Using advanced image-recognition technology to work out what food you're eating, Im2Calories estimates what the calorie count adds up to.
The app, unveiled at this week at a tech conference in Boston, uses algorithms to analyze photos to calculate each total. The underlying technology comes from DeepMind, a company Google acquired last year for $400 million.
The size of each piece of food is worked out by comparing it to the rest of the plate - with condiments in the picture even being added by the app to the calorie calculations.
Popular Science have reported that the app will learn over time, with users being asked to input food details for any items that the app cannot recognise.

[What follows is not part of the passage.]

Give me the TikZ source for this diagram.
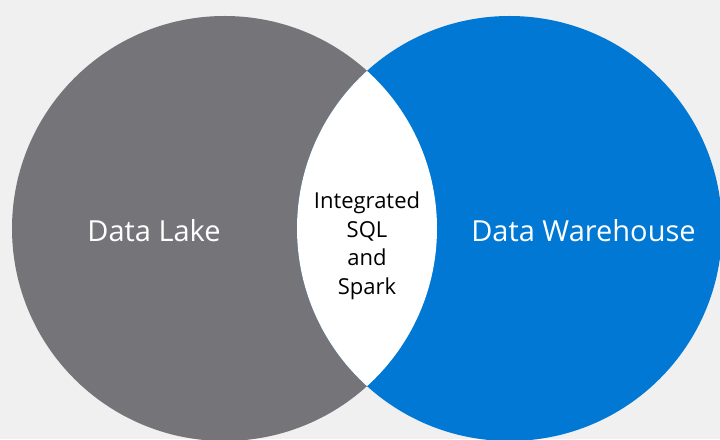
\documentclass[tikz,border=0pt]{standalone}
\usepackage{fontspec}
\setmainfont{Open Sans}
\usepackage{tikz}

\definecolor{lakegray}{HTML}{757478}
\definecolor{dwblue}{HTML}{0078D4}
\definecolor{bggray}{HTML}{F0F0F0}

\begin{document}
\begin{tikzpicture}[x=1pt, y=1pt,
    biglabel/.style={text=white, inner sep=0pt, font=\fontsize{29}{35}\selectfont},
    midlabel/.style={text=black, align=center, inner sep=0pt, font=\fontsize{22}{28.5}\selectfont}]
    \fill[bggray] (0, 0) rectangle (720, 439);
    \useasboundingbox (0, 0) rectangle (720, 439);

    \coordinate (lake) at (224.5, 210.5);
    \coordinate (dw) at (509.5, 210.5);
    \fill[lakegray] (lake) circle (212.5);
    \fill[dwblue] (dw) circle (212.5);
    \begin{scope}
      \clip (lake) circle (212.5);
      \fill[white] (dw) circle (212.5);
    \end{scope}

    \node[biglabel, anchor=base] (lakelabel) at (154, 197) {Data Lake};
    \node[biglabel, anchor=base] (dwlabel) at (583.5, 197) {Data Warehouse};
    \node[midlabel] (both) at (367, 193) {Integrated\\SQL\\and\\Spark};
\end{tikzpicture}
\end{document}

Google research scientist Kevin Murphy explained that in the beginning the calorie count could out by anything up to 20 per cent but added that the technology will become more accurate each time it is used.
He said: "If it only works 30% of the time, it's enough that people will start using it, we'll collect data, and it'll get better over time.
"To me it's obvious that people really want this and this is really useful. Ok fine, maybe we get the calories off by 20%. It doesn't matter.
"We're going to average over a week or a month or a year. And now we can start to potentially join information from multiple people and start to do population level statistics.
"I have colleagues in epidemiology and public health, and they really want this stuff."
Given the amount of people who regularly add pictures of their meals to social media sites such as Facebook and Instagram, the technology could become incredibly popular.
However, there are some drawbacks. The app cannot differentiate between the differing attributes of each ingredient used, so if a low-fat alternative ingredient is used the app will likely overestimate the calories.
There are also concerns about calorie counting itself as a viable science.
The app is still in development and has not yet been released, though Google are reported to have already filed a patent application.